Un nouvel espoir de gagner quelques mois
Laëtitia, elle, reste suspendue aux lèvres des responsables politiques. Avec son mari âgé de 59 ans, ils croisent les doigts pour que ces nouvelles délibérations politiques, syndicales et patronales aboutissent à un retour en arrière sur l'âge légal de départ - fixé à 64 ans dans la dernière réforme - ou à une meilleure reconnaissance de la pénibilité de certains métiers, en l'occurrence celui de mécanicien chez Air France pour son époux.
Actuellement, son conjoint Franck est censé partir à la retraite en août 2026, selon les conditions de la réforme de 2023. Mais le couple, qui traverse une période délicate en raison des problèmes de santé de l'enseignante, espère rapidement changer de vie et quitter la région parisienne. "On est sur le qui-vive et nous n'attendons qu'une chose: que Franck puisse enfin prendre sa retraite", confie Laëtitia.
"On a un petit espoir que ça bouge, car là pour lui, c'est la double peine: il doit prendre soin de moi tout en continuant les 3/8, dehors dans le froid, à son âge", déplore-t-elle. "C'est harassant et ça a des conséquences sur sa santé."
"Là il est censé commencer à préparer son dossier, mais on est dans l'attente. C'est un peu l'ascenseur émotionnel: Est-ce qu'il va pouvoir partir plus tôt ou pas?", s'interroge la quinquagénaire. "On ne sait pas, alors on attend et on économise, mais niveau moral et santé, c'est dur. Pour nous, que Franck arrête de travailler fin 2026 ou avant, ça n'est pas du tout pareil. Les politiques ne se rendent pas compte de l'impact que ça a concrètement dans la vie des gens."
"La retraite, ça ne se décide pas sur un coup de tête"
Une difficulté d'ailleurs concédée par Renaud Villard, le directeur général de la Caisse nationale d’assurance vieillesse (CNAV), qui considère que quelle que soit l'issue du "conclave" voulu par François Bayrou, il sera impossible de changer le système en un claquement de doigts et que la génération née en 1963 restera concernée par la réforme de 2023.

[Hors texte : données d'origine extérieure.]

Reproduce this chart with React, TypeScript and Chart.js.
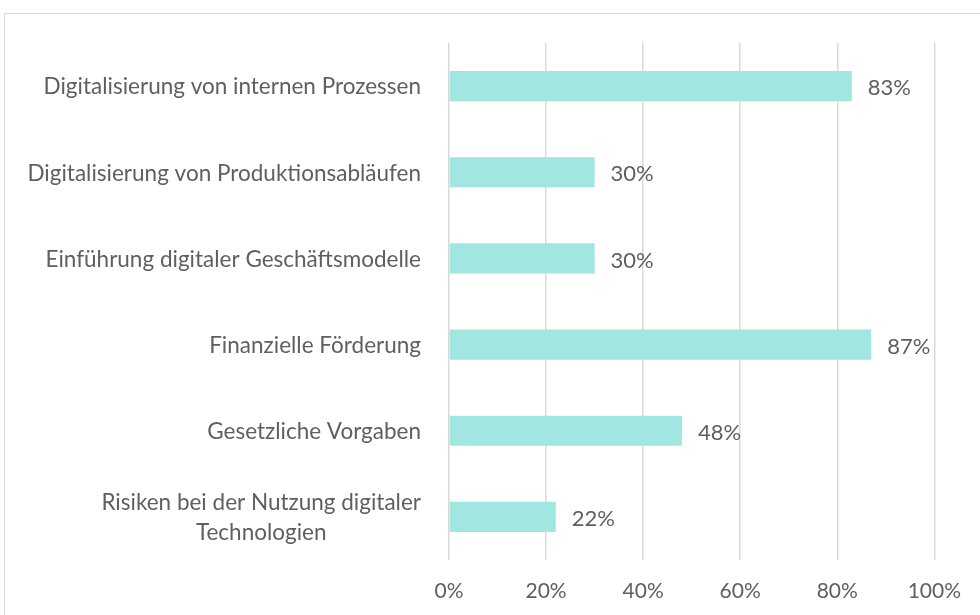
import React, { useEffect, useRef } from "react";
import { Chart, registerables } from "chart.js";

Chart.register(...registerables);

const categories: string[][] = [
  ["Digitalisierung von internen Prozessen"],
  ["Digitalisierung von Produktionsabläufen"],
  ["Einführung digitaler Geschäftsmodelle"],
  ["Finanzielle Förderung"],
  ["Gesetzliche Vorgaben"],
  ["Risiken bei der Nutzung digitaler", "Technologien"],
];
const values: number[] = [83, 30, 30, 87, 48, 22];
const tickValues: number[] = [0, 20, 40, 60, 80, 100];

const FONT = "Lato, 'Open Sans', sans-serif";
const TEXT = "#5f5f5f";

const labelPlugin = {
  id: "customLabels",
  afterDatasetsDraw(chart: any) {
    const ctx = chart.ctx;
    const meta = chart.getDatasetMeta(0);
    const yScale = chart.scales.y;
    ctx.save();
    ctx.fillStyle = TEXT;
    ctx.textBaseline = "middle";
    // value labels
    ctx.font = `22px ${FONT}`;
    meta.data.forEach((bar: any, i: number) => {
      ctx.textAlign = "left";
      ctx.fillText(values[i] + "%", bar.x + 16, bar.y + 2);
    });
    // category labels
    ctx.font = `22.5px ${FONT}`;
    const rightX = chart.chartArea.left - 28;
    categories.forEach((lines, i) => {
      const cy = yScale.getPixelForValue(i);
      if (lines.length === 1) {
        ctx.textAlign = "right";
        ctx.fillText(lines[0], rightX, cy + 1);
      } else {
        const widths = lines.map((l) => ctx.measureText(l).width);
        const maxW = Math.max(...widths);
        const center = rightX - maxW / 2;
        const spacing = 30;
        const startY = cy - ((lines.length - 1) * spacing) / 2;
        ctx.textAlign = "center";
        lines.forEach((l, j) => ctx.fillText(l, center, startY + j * spacing + 1));
      }
    });
    ctx.restore();
  },
};

export default function App() {
  const ref = useRef<HTMLCanvasElement | null>(null);
  useEffect(() => {
    if (!ref.current) return;
    const chart = new Chart(ref.current, {
      type: "bar",
      data: {
        labels: categories.map((c) => c.join(" ")),
        datasets: [
          {
            data: values,
            backgroundColor: "#a1e6e0",
            borderWidth: 0,
            categoryPercentage: 1,
            barPercentage: 0.35,
          },
        ],
      },
      options: {
        indexAxis: "y",
        animation: false,
        responsive: false,
        maintainAspectRatio: false,
        layout: { padding: { top: 43, right: 44, left: 0, bottom: 0 } },
        plugins: { legend: { display: false }, tooltip: { enabled: false } },
        scales: {
          x: {
            min: 0,
            max: 100,
            afterBuildTicks(axis: any) {
              axis.ticks = tickValues.map((v) => ({ value: v }));
            },
            afterFit(axis: any) {
              axis.height = 55;
            },
            ticks: {
              color: TEXT,
              font: { family: FONT, size: 21 },
              padding: 19,
              callback: (v: any) => v + "%",
            },
            grid: { color: "#d9d9d9", lineWidth: 1.5, drawTicks: false },
            border: { display: false },
          },
          y: {
            afterFit(axis: any) {
              axis.width = 449;
            },
            ticks: { display: false },
            grid: { display: false, drawTicks: false },
            border: { display: false },
          },
        },
      },
      plugins: [labelPlugin],
    });
    return () => chart.destroy();
  }, []);
  return (
    <div style={{ position: "fixed", left: 0, top: 0, width: 980, height: 615, background: "#fff", overflow: "hidden" }}>
      <div
        style={{
          position: "absolute",
          left: 4,
          top: 13,
          width: 1000,
          height: 700,
          border: "1.5px solid #d9d9d9",
          boxSizing: "border-box",
        }}
      />
      <canvas ref={ref} width={980} height={615} style={{ position: "absolute", left: 0, top: 0 }} />
    </div>
  );
}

"La retraite, c'est quelque chose qui se prépare, 4 mois, 6 mois avant", a estimé le directeur général de la Caisse nationale d’assurance vieillesse (Cnav) sur France info.

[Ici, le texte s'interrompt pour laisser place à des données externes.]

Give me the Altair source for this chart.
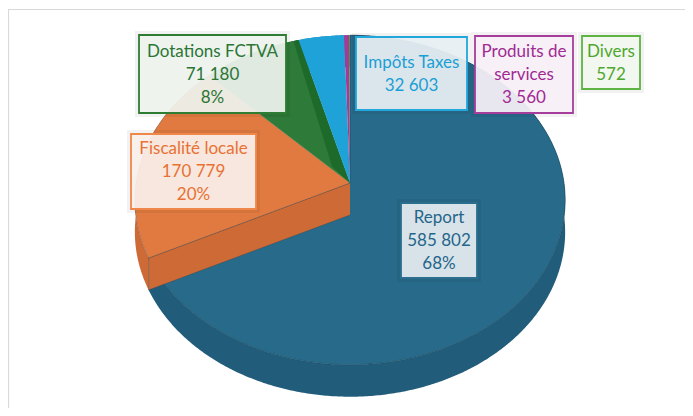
import math
import altair as alt
import pandas as pd

# ---------------- data ----------------
categories = ["Report", "Fiscalité locale", "Dotations FCTVA", "Impôts Taxes",
              "Produits de services", "Divers"]
values = [585802, 170779, 71180, 32603, 3560, 572]
label_lines = [["Report"], ["Fiscalité locale"], ["Dotations FCTVA"], ["Impôts Taxes"],
               ["Produits de", "services"], ["Divers"]]
show_percent = [True, True, True, False, False, False]

# ---------------- styles ----------------
top_colors = ["#276A8A", "#E17A40", "#2E7A38", "#1FA2D8", "#A63A9A", "#4EA72E"]
side_colors = ["#215D7B", "#CE6A36", "#1F6A2C", "#1784B4", "#86297B", "#3E8A24"]
text_colors = ["#24658A", "#E97132", "#2B7535", "#1A9FD5", "#A02B93", "#4EA72E"]
box_stroke = ["#2B6E8E", "#F0874A", "#2E7D32", "#22A7DC", "#A63D9B", "#5DB443"]
box_fill = ["#E6EDF1", "#FAF0EB", "#EEF3EE", "#E8F0F4", "#F8F0F7", "#F2F8F0"]

# label box positions (pixels)
box_x1 = [401, 131, 139, 356, 475, 582]
box_x2 = [477, 256, 286, 467, 573, 640]
box_y1 = [203, 134, 35, 37, 36, 36]
box_y2 = [278, 209, 113, 110, 113, 89]

W, H = 677, 400
X0, Y0 = 8, 8
CX, CY, RX, RY, PERSP, DEPTH = 350, 183, 214, 163, 0.103, 32
FONT = "Lato"
FONT_SIZE = 17
LINE_H = 23

xs = alt.Scale(domain=[X0, X0 + W], nice=False, zero=False)
ys = alt.Scale(domain=[Y0, Y0 + H], reverse=True, nice=False, zero=False)


def proj(theta_deg, depth=0.0):
    t = math.radians(theta_deg)
    f = 1.0 / (1.0 + PERSP * math.cos(t))
    return CX + RX * math.sin(t) * f, CY - RY * math.cos(t) * f + depth


def arc(a0, a1, depth=0.0, step=0.5):
    n = max(2, int(abs(a1 - a0) / step) + 1)
    return [proj(a0 + (a1 - a0) * k / (n - 1), depth) for k in range(n)]


def poly_layer(points, fill, stroke=None, sw=0.0, so=1.0):
    df = pd.DataFrame({"x": [p[0] for p in points], "y": [p[1] for p in points],
                       "i": list(range(len(points)))})
    kw = dict(fill=fill, strokeWidth=sw, strokeJoin="round", interpolate="linear")
    kw["stroke"] = stroke if stroke else fill
    kw["strokeOpacity"] = so if stroke else 0
    return alt.Chart(df).mark_line(**kw).encode(
        x=alt.X("x:Q", scale=xs, axis=None),
        y=alt.Y("y:Q", scale=ys, axis=None),
        order=alt.Order("i:Q"),
    )


total = sum(values)
starts, ends = [], []
acc = 0.0
for v in values:
    starts.append(acc / total * 360.0)
    acc += v
    ends.append(acc / total * 360.0)

layers = []

# frame lines
frame = pd.DataFrame({"x": [X0 + 0.5, X0], "x2": [X0 + 0.5, X0 + W],
                      "y": [9.5, 9.5], "y2": [Y0 + H, 9.5]})
layers.append(alt.Chart(frame).mark_rule(color="#D9D9D9", strokeWidth=1.2).encode(
    x=alt.X("x:Q", scale=xs, axis=None), x2="x2:Q",
    y=alt.Y("y:Q", scale=ys, axis=None), y2="y2:Q"))

# side walls
for k in range(len(values)):
    top = arc(starts[k], ends[k], 0)
    bot = arc(starts[k], ends[k], DEPTH)
    layers.append(poly_layer(top + bot[::-1], side_colors[k]))

C = (CX, CY)
C_low = (CX, CY + DEPTH)

# Report top face
layers.append(poly_layer([C] + arc(starts[0], ends[0]) + [C], top_colors[0],
                         stroke="#1A4A62", sw=0.8, so=0.8))

# orange cut face (start side)
r_top = proj(starts[1])
r_bot = proj(starts[1], DEPTH)
layers.append(poly_layer([C, r_top, r_bot, C_low], side_colors[1],
                         stroke="#2A4656", sw=0.6, so=0.6))

# remaining top faces
for k in range(1, len(values)):
    pts = [C] + arc(starts[k], ends[k]) + [C]
    if k == 1:
        layers.append(poly_layer(pts, top_colors[k], stroke="#3A4650", sw=0.6, so=0.5))
    else:
        layers.append(poly_layer(pts, top_colors[k]))
    if k == 2:
        # darker shading band in the green slice
        ref = proj(starts[2] + 5)
        p = (CX + 0.14 * (ref[0] - CX), CY + 0.14 * (ref[1] - CY))
        band = [C] + arc(ends[2], ends[2] - 1.6) + [p, C]
        layers.append(poly_layer(band, "#1D6A2B"))

# label boxes
rows, trows = [], []
for k in range(len(values)):
    rows.append({"x": box_x1[k], "x2": box_x2[k], "y": box_y1[k], "y2": box_y2[k],
                 "fill": box_fill[k], "stroke": box_stroke[k],
                 "gx": box_x1[k] - 4, "gx2": box_x2[k] + 4,
                 "gy": box_y1[k] - 4, "gy2": box_y2[k] + 4})
    lines = list(label_lines[k]) + [f"{values[k]:,}".replace(",", " ")]
    if show_percent[k]:
        lines.append(f"{round(values[k] / total * 100)}%")
    yc = (box_y1[k] + box_y2[k]) / 2.0
    xc = (box_x1[k] + box_x2[k]) / 2.0
    n = len(lines)
    for j, t in enumerate(lines):
        trows.append({"x": xc, "y": yc + (j - (n - 1) / 2.0) * LINE_H + 0.5, "text": t,
                      "color": text_colors[k]})
boxes = pd.DataFrame(rows)
texts = pd.DataFrame(trows)

layers.append(alt.Chart(boxes).mark_rect(color="#000000", opacity=0.05).encode(
    x=alt.X("gx:Q", scale=xs, axis=None), x2="gx2:Q",
    y=alt.Y("gy:Q", scale=ys, axis=None), y2="gy2:Q"))
layers.append(alt.Chart(boxes).mark_rect(strokeWidth=1.8, fillOpacity=0.93).encode(
    x=alt.X("x:Q", scale=xs, axis=None), x2="x2:Q",
    y=alt.Y("y:Q", scale=ys, axis=None), y2="y2:Q",
    fill=alt.Fill("fill:N", scale=None),
    stroke=alt.Stroke("stroke:N", scale=None)))
layers.append(alt.Chart(texts).mark_text(font=FONT, fontSize=FONT_SIZE, baseline="middle",
                                         align="center").encode(
    x=alt.X("x:Q", scale=xs, axis=None),
    y=alt.Y("y:Q", scale=ys, axis=None),
    text="text:N",
    color=alt.Color("color:N", scale=None)))

chart = alt.layer(*layers).properties(
    width=W, height=H, padding=0, autosize=alt.AutoSizeParams(type="none"),
    background="#FFFFFF"
).configure_view(stroke=None)

chart.save("out.html", embed_options={"renderer": "svg", "actions": False})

"Changer les règles du jeu, même d'un point de vue favorable, dans un délai très court, c'est compliqué sur le plan opérationnel et c'est compliqué aussi pour les personnes. La retraite, ça ne se décide pas au dernier moment sur un coup de tête."
Les agents opérationnels de la Cnav, eux, sont partagés vis-à-vis de cette remise en chantier. Si certains ne se montrent pas particulièrement inquiets, d'autres ne cachent pas leur lassitude à l'idée de potentiellement devoir intégrer de nouvelles règles et conditions de départ. "On se demande à quelle sauce on va être mangés", confie une syndicaliste à BFMTV.com.
Sur le terrain, certains agents craignent de "devoir défaire tout le travail qui a été fait ces derniers mois". "Ça nous a déjà demandé un énorme travail de pédagogie envers les équipes et les assurés pour que la mise en application se passe bien, et maintenant on nous dit qu'il va peut-être falloir tout recommencer", s'agace une déléguée syndicale de région parisienne. Elle espère au moins que si changement législatif il y a, celui-ci ne s'applique pas avec effet immédiat comme en 2023. "Histoire qu'on ait au moins le temps de finir l'application de tous les décrets de la dernière réforme et de se former aux nouveautés."